WHY DO WINEMAKERS ADD SULFITES TO WINE?
Sulfur has been used as a preservative in winemaking for quite some time. To prevent wine spoilage, European winemakers pioneered the use of sulfur dioxide (SO2) two hundred years ago. Unfortunately, freshly pressed grape juice has a tendency to spoil due to contamination from bacteria and wild yeasts present on the grape skins. Not only does sulfur dioxide inhibit the growth of molds and bacteria, but it also stops oxidation (browning) and preserves the wine's natural flavor.
SULFITES IN OTHER PRODUCTS.
According to Mitchell Zeller of the Washington, D.C. based Center for Science in the Public Interest, sulfites exist in a wide variety of products at levels that are comparable to, or in excess of the concentration that is found in wine. The presence of sulfites ranging from 6 to 6000 ppm is found in products such as fruit juices, dried fruits, fruit concentrates, syrups, sugar, jams, gelatins, cake toppings, baked goods, pizza dough, frozen and dehydrated potatoes, processed vegetables, cheeses, as well as in many prescription drugs.
In the United States, the Bureau of Alcohol, Tobacco and Firearms (BATF) in conjunction with the Food and Drug Administration (FDA) regulates and limits the use of sulfites in wine and has done so for many decades. On January 1, 1987, a Federal regulation was passed requiring that as of January 1, 1988, all imported and domestic wines, beers and spirits exceeding 10 parts per million of sulfites bear the mention "Contains Sulfites" on their label.

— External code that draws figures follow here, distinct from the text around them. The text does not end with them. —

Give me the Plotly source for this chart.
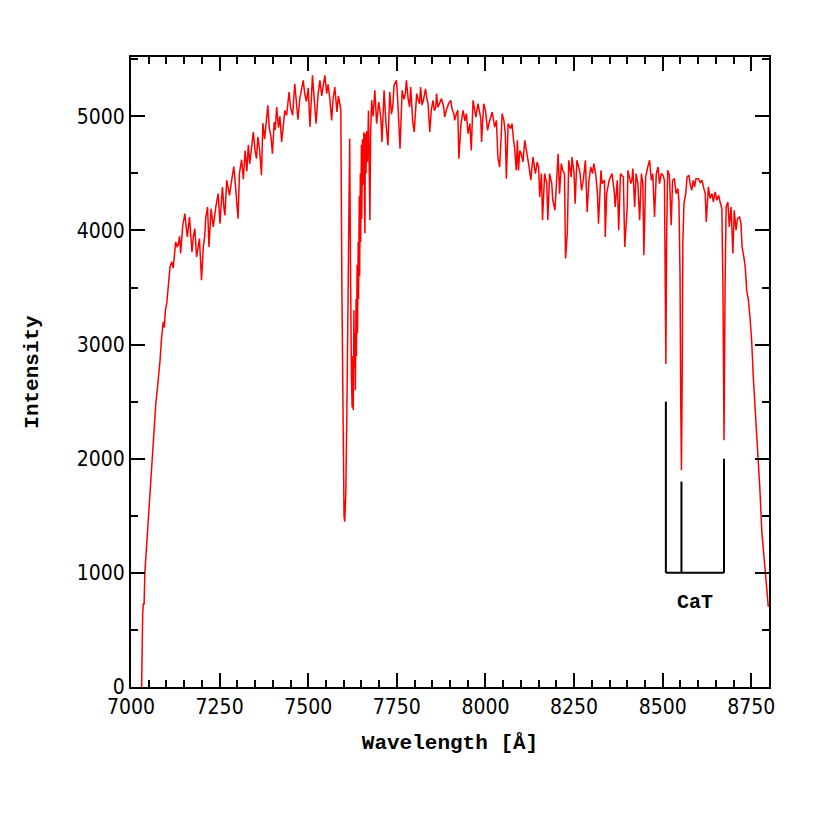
import plotly.graph_objects as go

# spectrum (wavelength in Angstrom, intensity)
wave = [7030, 7031, 7033, 7035, 7037, 7039, 7044, 7049, 7054, 7058, 7061, 7065, 7067, 7070, 7074, 7077, 7080, 7082, 7086, 7091,
        7094, 7097, 7101, 7105, 7108, 7110, 7115, 7119, 7123, 7126, 7130, 7133, 7137, 7140, 7146, 7152, 7155, 7159, 7165, 7168,
        7172, 7176, 7180, 7185, 7189, 7193, 7196, 7199, 7204, 7208, 7211, 7216, 7220, 7226, 7232, 7236, 7240, 7246, 7251, 7255,
        7258, 7262, 7265, 7270, 7274, 7278, 7284, 7290, 7295, 7302, 7306, 7312, 7317, 7322, 7327, 7331, 7335, 7340, 7345, 7350,
        7354, 7358, 7363, 7368, 7372, 7377, 7382, 7386, 7390, 7395, 7399, 7404, 7407, 7411, 7416, 7420, 7425, 7430, 7434, 7439,
        7446, 7450, 7456, 7462, 7466, 7471, 7476, 7481, 7486, 7490, 7495, 7500, 7505, 7512, 7517, 7522, 7528, 7533, 7538, 7542,
        7547, 7552, 7556, 7561, 7566, 7570, 7575, 7581, 7585, 7589, 7592, 7595, 7598, 7601, 7603, 7606, 7609, 7612, 7615, 7617,
        7619, 7620, 7622, 7624, 7626, 7627, 7629, 7630, 7632, 7633, 7635, 7636, 7638, 7639, 7641, 7642, 7644, 7645, 7647, 7648,
        7650, 7651, 7653, 7655, 7657, 7659, 7660, 7661, 7663, 7665, 7667, 7670, 7672, 7674, 7676, 7679, 7683, 7688, 7693, 7699,
        7705, 7708, 7714, 7719, 7725, 7730, 7735, 7739, 7742, 7749, 7753, 7759, 7765, 7770, 7774, 7777, 7782, 7786, 7789, 7795,
        7799, 7806, 7810, 7814, 7817, 7821, 7825, 7831, 7835, 7838, 7843, 7847, 7852, 7856, 7860, 7862, 7866, 7870, 7876, 7882,
        7885, 7890, 7896, 7902, 7906, 7911, 7913, 7918, 7922, 7925, 7928, 7931, 7937, 7942, 7946, 7951, 7956, 7960, 7965, 7969,
        7973, 7979, 7983, 7987, 7989, 7995, 8000, 8006, 8011, 8015, 8019, 8026, 8031, 8035, 8040, 8044, 8047, 8052, 8056, 8059,
        8064, 8071, 8075, 8079, 8082, 8087, 8090, 8093, 8097, 8101, 8106, 8111, 8118, 8123, 8128, 8134, 8141, 8146, 8150, 8153,
        8158, 8161, 8167, 8173, 8176, 8181, 8187, 8190, 8196, 8201, 8205, 8209, 8214, 8218, 8223, 8226, 8231, 8235, 8242, 8244,
        8250, 8253, 8258, 8263, 8267, 8271, 8276, 8282, 8287, 8292, 8297, 8302, 8306, 8312, 8316, 8319, 8326, 8329, 8336, 8338,
        8342, 8349, 8354, 8357, 8363, 8366, 8372, 8376, 8381, 8389, 8393, 8400, 8402, 8410, 8413, 8416, 8421, 8425, 8430, 8435,
        8440, 8444, 8447, 8452, 8458, 8463, 8468, 8472, 8477, 8482, 8487, 8491, 8496, 8501, 8505, 8507, 8509, 8511, 8514, 8519,
        8524, 8528, 8533, 8538, 8543, 8546, 8549, 8551, 8553, 8555, 8557, 8560, 8565, 8569, 8574, 8578, 8582, 8586, 8590, 8594,
        8597, 8601, 8606, 8611, 8615, 8620, 8623, 8626, 8629, 8634, 8639, 8643, 8648, 8653, 8658, 8662, 8667, 8670, 8673, 8676,
        8679, 8684, 8688, 8693, 8698, 8702, 8707, 8711, 8717, 8721, 8724, 8729, 8733, 8737, 8742, 8747, 8751, 8756, 8761, 8768,
        8774, 8780, 8786, 8790, 8794, 8798]

flux = [0, 630, 650, 733, 720, 996, 1229, 1491, 1696, 1959, 2100, 2280, 2300, 2484, 2600, 2688, 2750, 2864, 3050, 3199,
        3150, 3300, 3363, 3505, 3600, 3680, 3725, 3670, 3800, 3900, 3860, 3870, 3950, 3798, 4046, 4148, 4050, 3944, 4118, 4000,
        3812, 3950, 4016, 3768, 3850, 3929, 3750, 3564, 3856, 3950, 4118, 4206, 3856, 4190, 4031, 4150, 4221, 4323, 4060, 4250,
        4381, 4200, 4133, 4440, 4350, 4308, 4440, 4560, 4380, 4104, 4500, 4620, 4450, 4700, 4520, 4750, 4586, 4750, 4863, 4700,
        4630, 4820, 4700, 4484, 4940, 4800, 5000, 5097, 4900, 4820, 4673, 4950, 4880, 5082, 4900, 5000, 4776, 4950, 5050, 5009,
        5213, 5080, 5009, 5286, 5150, 4970, 5150, 5250, 5315, 5200, 5130, 5250, 4906, 5359, 5150, 4935, 5200, 5315, 5180, 5280,
        5359, 5200, 5280, 5155, 4965, 5150, 5257, 5038, 5180, 5111, 5050, 3500, 2000, 1500, 1448, 1700, 2400, 3500, 4500, 4805,
        3800, 3000, 2700, 2450, 2900, 2426, 3300, 2800, 3100, 2600, 3400, 2900, 3700, 3100, 3900, 3400, 4300, 3600, 4500, 3900,
        4750, 4100, 4800, 4400, 4860, 4200, 3976, 4850, 4500, 4870, 4600, 5050, 4700, 4090, 4863, 5140, 5000, 5228, 4936, 5126,
        4980, 4776, 5228, 4950, 4746, 5213, 5020, 5100, 5272, 5315, 5111, 4717, 5228, 5150, 5199, 5315, 5150, 5082, 5257, 4950,
        4863, 5199, 5150, 5111, 5257, 5100, 5140, 5242, 5150, 5111, 4863, 5050, 5140, 5050, 5082, 5199, 5080, 5111, 5155, 5082,
        4994, 5060, 5111, 5140, 5060, 5024, 4965, 5020, 5053, 4629, 4800, 4936, 5053, 4960, 5024, 4848, 4936, 4702, 5140, 5050,
        4994, 5111, 5030, 4980, 4776, 5111, 5053, 4877, 4950, 4994, 5038, 4906, 4965, 4644, 4556, 4800, 5024, 4965, 4850, 4454,
        4936, 4892, 4936, 4800, 4731, 4527, 4790, 4527, 4700, 4673, 4600, 4790, 4673, 4560, 4440, 4644, 4498, 4600, 4556, 4294,
        4498, 4090, 4498, 4411, 4090, 4498, 4411, 4265, 4177, 4440, 4673, 4323, 4586, 4527, 4498, 3754, 3979, 4615, 4469, 4644,
        4498, 4235, 4615, 4556, 4498, 4352, 4440, 4615, 4162, 4440, 4556, 4498, 4586, 4469, 4323, 4060, 4527, 4411, 4440, 3943,
        4323, 4440, 4469, 4498, 4352, 4206, 4440, 4002, 4498, 4469, 3856, 4206, 4527, 4411, 4440, 4542, 4206, 4498, 4411, 4090,
        4498, 4411, 3783, 4469, 4556, 4615, 4440, 4498, 4118, 4498, 4556, 4411, 4498, 4484, 4440, 3800, 2830, 3900, 4527, 4484,
        4046, 4440, 4454, 4323, 4367, 4250, 3600, 2500, 1900, 2700, 3900, 4235, 4323, 4469, 4484, 4400, 4352, 4440, 4382, 4454,
        4454, 4454, 4420, 4440, 4382, 4323, 4075, 4300, 4382, 4280, 4323, 4250, 4338, 4265, 4308, 4250, 4192, 3500, 2163, 3500,
        4206, 4250, 4031, 4206, 3798, 4177, 4002, 4104, 4118, 4060, 3856, 3768, 3680, 3476, 3388, 3213, 3038, 2700, 2450, 2119,
        1750, 1350, 1100, 996, 850, 703]

# Ca II triplet markers
cat_wave = [8509, 8553, 8673]
cat_top = [2500, 1800, 2000]
cat_base = 1000
cat_label = "CaT"

fig = go.Figure()

fig.add_trace(go.Scatter(x=wave, y=flux, mode='lines',
                         line=dict(color='#ff0000', width=1.5),
                         showlegend=False, hoverinfo='skip'))

# bracket for the CaT lines
bx, by = [], []
for w, t in zip(cat_wave, cat_top):
    bx += [w, w, None]
    by += [cat_base, t, None]
bx += [cat_wave[0], cat_wave[-1]]
by += [cat_base, cat_base]
fig.add_trace(go.Scatter(x=bx, y=by, mode='lines',
                         line=dict(color='black', width=2),
                         showlegend=False, hoverinfo='skip'))

fig.add_annotation(x=(cat_wave[0] + cat_wave[-1]) / 2, y=cat_base, yshift=-30,
                   text='<b>' + cat_label + '</b>', showarrow=False,
                   font=dict(family='Liberation Mono', size=20, color='black'))

tickfont = dict(family='DejaVu Sans Condensed', size=21, color='black')
titlefont = dict(family='Liberation Mono', size=21, color='black')

fig.update_xaxes(range=[7000, 8800], dtick=250, tick0=7000,
                 ticks='inside', ticklen=14, tickwidth=2, tickcolor='black',
                 minor=dict(ticks='inside', ticklen=7, tickwidth=2, dtick=50, tickcolor='black', showgrid=False),
                 showline=True, linewidth=2, linecolor='black', mirror='ticks',
                 showgrid=False, zeroline=False, tickfont=tickfont,
                 title=dict(text='<b>Wavelength [Å]</b>', font=titlefont, standoff=16))

fig.update_yaxes(range=[0, 5520], dtick=1000, tick0=0,
                 ticks='inside', ticklen=14, tickwidth=2, tickcolor='black',
                 minor=dict(ticks='inside', ticklen=7, tickwidth=2, dtick=500, tickcolor='black', showgrid=False),
                 showline=True, linewidth=2, linecolor='black', mirror='ticks',
                 showgrid=False, zeroline=False, tickfont=tickfont,
                 title=dict(text='<b>Intensity</b>', font=titlefont, standoff=32))

fig.update_layout(
    width=830, height=830,
    margin=dict(l=123, r=69, t=49, b=151, autoexpand=False),
    plot_bgcolor='white', paper_bgcolor='white',
)

fig.write_html("out.html")
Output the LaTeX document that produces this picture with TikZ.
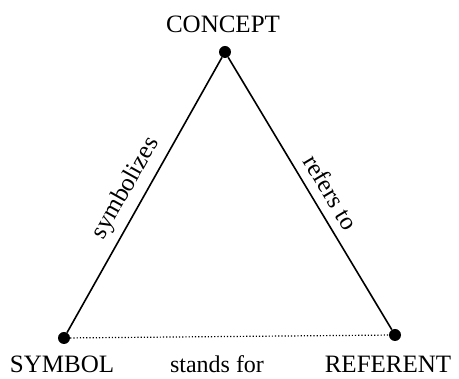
\documentclass[tikz,border=0pt]{standalone}
\usepackage{fontspec}
\setmainfont{Liberation Serif}
\begin{document}
\begin{tikzpicture}[x=1pt,y=-1pt,
  dotnode/.style={circle,fill=black,inner sep=0pt,minimum size=12pt},
  lbl/.style={font=\fontsize{25}{29}\selectfont,inner sep=0pt},
  edge/.style={line width=1.6pt},
  slab/.style={font=\fontsize{25}{29}\selectfont,sloped,inner sep=0pt}]
\useasboundingbox (0,0) rectangle (459,379);
\node[dotnode] (concept) at (225,52) {};
\node[dotnode] (symbol) at (64,338) {};
\node[dotnode] (referent) at (395,335) {};
\node[lbl] (tc) at (223,24) {CONCEPT};
\node[lbl,anchor=base] (ts) at (62,373) {SYMBOL};
\node[lbl,anchor=base] (tr) at (388,373) {REFERENT};
\draw[edge] (symbol) -- node[slab,pos=0.49,above=7pt] (l1) {symbolizes} (concept);
\draw[edge] (concept) -- node[slab,pos=0.53,above=9pt] (l2) {refers to} (referent);
\draw[line width=1.2pt,dotted] (symbol) -- (referent);
\node[lbl,anchor=base,font=\fontsize{24}{28}\selectfont] (l3) at (217,373) {stands for};
\end{tikzpicture}
\end{document}
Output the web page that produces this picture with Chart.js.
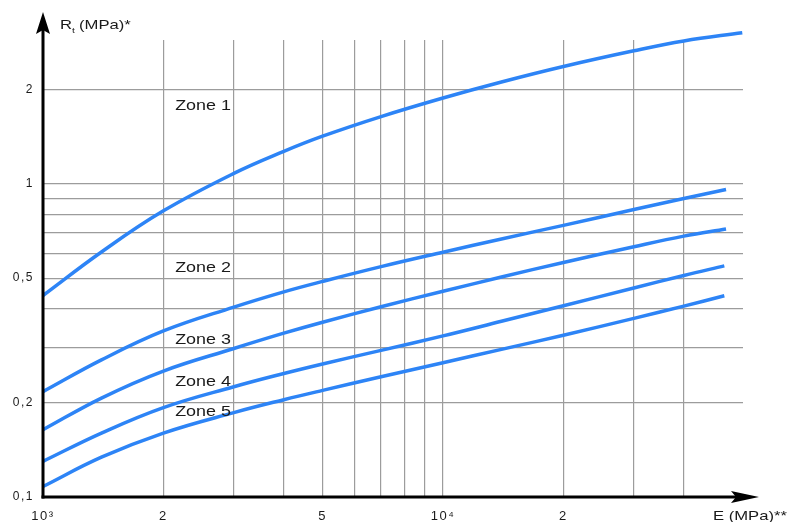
<!DOCTYPE html>
<html>
<head>
<meta charset="utf-8">
<script src="https://cdn.jsdelivr.net/npm/chart.js@4.4.1/dist/chart.umd.min.js"></script>
<style>
  html, body { margin: 0; padding: 0; background: #fff; }
  canvas { display: block; }
</style>
</head>
<body>
<canvas id="rtChart" width="795" height="522"></canvas>
<script>
// modulus E (MPa) where the curves were read
const E = [1000, 1400, 2000, 3000, 4000, 5000, 7000, 10000, 14000, 20000, 30000, 40000];
// last point of each curve
const eEnd = [56000, 51000, 51000, 50500, 50500];

// Rt (MPa) per zone
const zone1 = [0.44, 0.606, 0.82, 1.08, 1.27, 1.42, 1.64, 1.88, 2.115, 2.37, 2.66, 2.86, 3.04];
const zone2 = [0.217, 0.274, 0.339, 0.404, 0.452, 0.488, 0.544, 0.605, 0.667, 0.737, 0.828, 0.898, 0.959];
const zone3 = [0.164, 0.207, 0.2525, 0.298, 0.3335, 0.3615, 0.405, 0.454, 0.504, 0.561, 0.630, 0.681, 0.718];
const zone4 = [0.130, 0.160, 0.193, 0.225, 0.248, 0.266, 0.294, 0.327, 0.364, 0.408, 0.465, 0.510, 0.547];
const zone5 = [0.108, 0.134, 0.160, 0.186, 0.2045, 0.219, 0.242, 0.2685, 0.296, 0.3285, 0.372, 0.407, 0.439];
const zoneNames = ["Zone 1", "Zone 2", "Zone 3", "Zone 4", "Zone 5"];

// axis ticks
const xTicks = [1000, 2000, 3000, 4000, 5000, 6000, 7000, 8000, 9000, 10000, 20000, 30000, 40000];
const xTickLabels = ["10³", "2", "", "", "5", "", "", "", "", "10⁴", "2", "", ""];
const yTicks = [0.1, 0.2, 0.3, 0.4, 0.5, 0.6, 0.7, 0.8, 0.9, 1, 2];
const yTickLabels = ["0,1", "0,2", "", "", "0,5", "", "", "", "", "1", "2"];

const BLUE = "#2d84f6";
const GRID = "#9c9c9c";
const STRETCH = 1.28; // text in the drawing is wide

function zoneData(values, i) {
  return E.concat(eEnd[i]).map((x, j) => ({ x: x, y: values[j] }));
}

function drawText(ctx, text, x, y, font, align) {
  ctx.save();
  ctx.font = font;
  ctx.textAlign = align || "left";
  ctx.textBaseline = "alphabetic";
  ctx.fillStyle = "#1a1a1a";
  ctx.scale(STRETCH, 1);
  ctx.fillText(text, x / STRETCH, y);
  const w = ctx.measureText(text).width * STRETCH;
  ctx.restore();
  return w;
}

const axesPlugin = {
  id: "axesPlugin",
  beforeDraw(chart) {
    chart.ctx.letterSpacing = "1.5px";
  },
  afterDraw(chart) {
    const ctx = chart.ctx;
    const area = chart.chartArea;
    const xs = chart.scales.x;
    const ys = chart.scales.y;
    ctx.letterSpacing = "0px";

    ctx.save();
    ctx.strokeStyle = "#000";
    ctx.fillStyle = "#000";
    ctx.lineWidth = 3;
    // y axis + arrow
    ctx.beginPath();
    ctx.moveTo(area.left, area.bottom + 1.5);
    ctx.lineTo(area.left, 28);
    ctx.stroke();
    ctx.beginPath();
    ctx.moveTo(area.left, 12);
    ctx.lineTo(area.left + 7, 34);
    ctx.lineTo(area.left, 30);
    ctx.lineTo(area.left - 7, 34);
    ctx.closePath();
    ctx.fill();
    // x axis + arrow
    ctx.beginPath();
    ctx.moveTo(area.left - 1.5, area.bottom);
    ctx.lineTo(740, area.bottom);
    ctx.stroke();
    ctx.beginPath();
    ctx.moveTo(759, area.bottom);
    ctx.lineTo(731, area.bottom - 6);
    ctx.lineTo(736, area.bottom);
    ctx.lineTo(731, area.bottom + 6);
    ctx.closePath();
    ctx.fill();
    ctx.restore();

    // axis titles
    let x = 60;
    x += drawText(ctx, "R", x, 29, "13px 'Liberation Sans', Arial, sans-serif");
    drawText(ctx, "t", x, 33, "8px 'Liberation Sans', Arial, sans-serif");
    drawText(ctx, "(MPa)*", x + 7, 29, "13px 'Liberation Sans', Arial, sans-serif");
    drawText(ctx, "E (MPa)**", 713, 520, "13px 'Liberation Sans', Arial, sans-serif");

    // zone labels, placed in data coordinates
    const labelE = 2140;
    const labelR = [1.78, 0.543, 0.32, 0.235, 0.188];
    zoneNames.forEach((name, i) => {
      drawText(ctx, name, xs.getPixelForValue(labelE), ys.getPixelForValue(labelR[i]) + 5,
        "14px 'Liberation Sans', Arial, sans-serif");
    });
  }
};

const ctx = document.getElementById("rtChart").getContext("2d");
new Chart(ctx, {
  type: "line",
  data: {
    datasets: [zone1, zone2, zone3, zone4, zone5].map((values, i) => ({
      label: zoneNames[i],
      data: zoneData(values, i),
      borderColor: BLUE,
      borderWidth: 3.5,
      pointRadius: 0,
      fill: false,
      tension: 0.4,
      clip: false,
    })),
  },
  options: {
    responsive: false,
    animation: false,
    devicePixelRatio: 1,
    layout: { padding: { top: 40, right: 52, left: 0, bottom: 0 } },
    plugins: {
      legend: { display: false },
      tooltip: { enabled: false },
    },
    scales: {
      x: {
        type: "logarithmic",
        min: 1000,
        max: 56234,
        afterBuildTicks: (s) => { s.ticks = xTicks.map((v) => ({ value: v })); },
        afterFit: (s) => { s.height = 25; },
        grid: { color: GRID, lineWidth: 1.2, drawTicks: false },
        border: { display: false },
        ticks: {
          autoSkip: false,
          maxRotation: 0,
          padding: 12,
          color: "#1a1a1a",
          font: { family: "'Liberation Sans', Arial, sans-serif", size: 13 },
          callback: (v, i) => xTickLabels[i],
        },
      },
      y: {
        type: "logarithmic",
        min: 0.1,
        max: 2.88,
        afterBuildTicks: (s) => { s.ticks = yTicks.map((v) => ({ value: v })); },
        afterFit: (s) => { s.width = 43; },
        grid: { color: GRID, lineWidth: 1.2, drawTicks: false },
        border: { display: false },
        ticks: {
          autoSkip: false,
          padding: 9,
          color: "#1a1a1a",
          font: { family: "'Liberation Sans', Arial, sans-serif", size: 12 },
          callback: (v, i) => yTickLabels[i],
        },
      },
    },
  },
  plugins: [axesPlugin],
});
</script>
</body>
</html>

Wines that contain less than 10 ppm sulfites are not required to put "Contains Sulfites" on their labels; however, this does not mean the wine is "sulfite-free" or contains no sulfites. As established earlier, all wines naturally contain some sulfites.
That being said, there are a number of wineries who make it a policy not to utilize sulphur in either the vineyard or in the winery, and so there is just the bare, natural minimum in their wines. Frog's Leap (who makes terrific Chardonnay, Sauvignon Blanc, Zinfandel and Cabernet Sauvignon) and Frey (best for their Zinfandel and Petite Sirah) in California, for instance, follow that regime.
Richard Grant Wrotham Pinot may also be a solution for those with a sensitivity to chemicals of any kind. This amazing wine is made from grapes which developed a natural immunity to the diseases that chemicals are usually used to spray against. Their immunity means that the grapes have been grown entirely free of chemical sprays of any kind. The taste is also quite amazing. See the Wine Lovers' Online Gift Store to order.
Another excellent source of wines made from organically grown grapes from France and around the world is the Organic Wine Company. Their web site contains a wealth of information about wine and health sensitivities.
Finally, recent evidence points to the presence of histamines in some wine (especially red wine) as being the real culprit for some people with sensitivities. For the average person, drinking extra water after drinking wine is usually sufficient to help clear their system of any negative influence.
Under relatively recent federal regulations governing organic labeling, a wine made with organic vineyard practices but using sulfites as a natural preservative must be labeled "Made with organically grown grapes." To qualify for the label "organic sulfite free," it must have no sulfites added during production; however, it may contain up to 10 parts per million naturally occurring sulfites, a small dose that occurs as a byproduct of fermentation. In short, "sulfite-free" isn't, really, although the sulfites are at such a low level that even sensitive individuals shouldn't be able to detect them.